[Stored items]
[start]

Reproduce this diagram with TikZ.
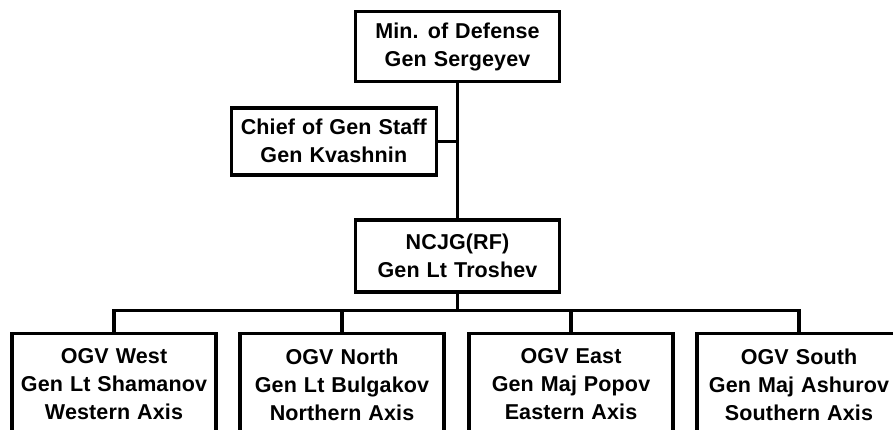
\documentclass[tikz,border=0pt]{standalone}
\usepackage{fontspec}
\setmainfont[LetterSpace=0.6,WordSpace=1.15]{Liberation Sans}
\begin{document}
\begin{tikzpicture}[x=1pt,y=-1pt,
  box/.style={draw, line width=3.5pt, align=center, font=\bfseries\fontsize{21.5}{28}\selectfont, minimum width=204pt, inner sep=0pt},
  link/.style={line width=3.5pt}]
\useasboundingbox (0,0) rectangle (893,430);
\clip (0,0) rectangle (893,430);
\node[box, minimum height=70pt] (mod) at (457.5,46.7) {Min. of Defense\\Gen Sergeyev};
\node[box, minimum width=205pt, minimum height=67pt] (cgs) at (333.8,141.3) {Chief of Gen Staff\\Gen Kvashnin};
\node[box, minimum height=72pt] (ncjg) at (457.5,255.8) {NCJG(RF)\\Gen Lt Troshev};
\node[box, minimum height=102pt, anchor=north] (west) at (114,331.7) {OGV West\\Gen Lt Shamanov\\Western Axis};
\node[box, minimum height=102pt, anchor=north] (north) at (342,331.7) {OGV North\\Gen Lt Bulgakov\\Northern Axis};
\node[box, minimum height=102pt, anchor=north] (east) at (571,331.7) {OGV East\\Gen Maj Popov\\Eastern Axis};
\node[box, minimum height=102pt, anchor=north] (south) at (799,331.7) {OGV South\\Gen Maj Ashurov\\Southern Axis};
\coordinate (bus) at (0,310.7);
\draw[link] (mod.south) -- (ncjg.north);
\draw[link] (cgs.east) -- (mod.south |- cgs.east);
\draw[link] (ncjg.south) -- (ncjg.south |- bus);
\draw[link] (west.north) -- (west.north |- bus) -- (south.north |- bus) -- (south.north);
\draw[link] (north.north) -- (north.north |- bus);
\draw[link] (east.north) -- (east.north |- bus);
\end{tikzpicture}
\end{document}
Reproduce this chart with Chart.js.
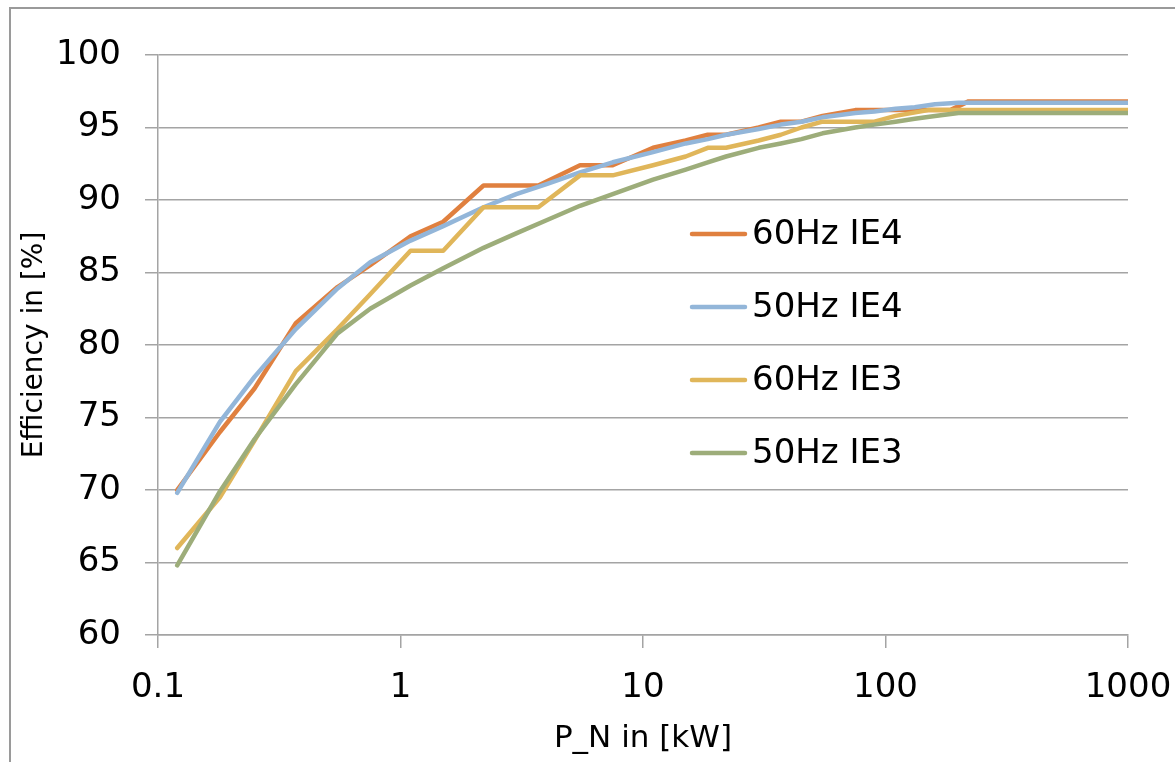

[end]

— STATED TASK —
In the material above, find the lines that contain "Reproduce" and show them.

— RESPONSE TO THE EXERCISE —
Reproduce this diagram with TikZ.
Reproduce this chart with Chart.js.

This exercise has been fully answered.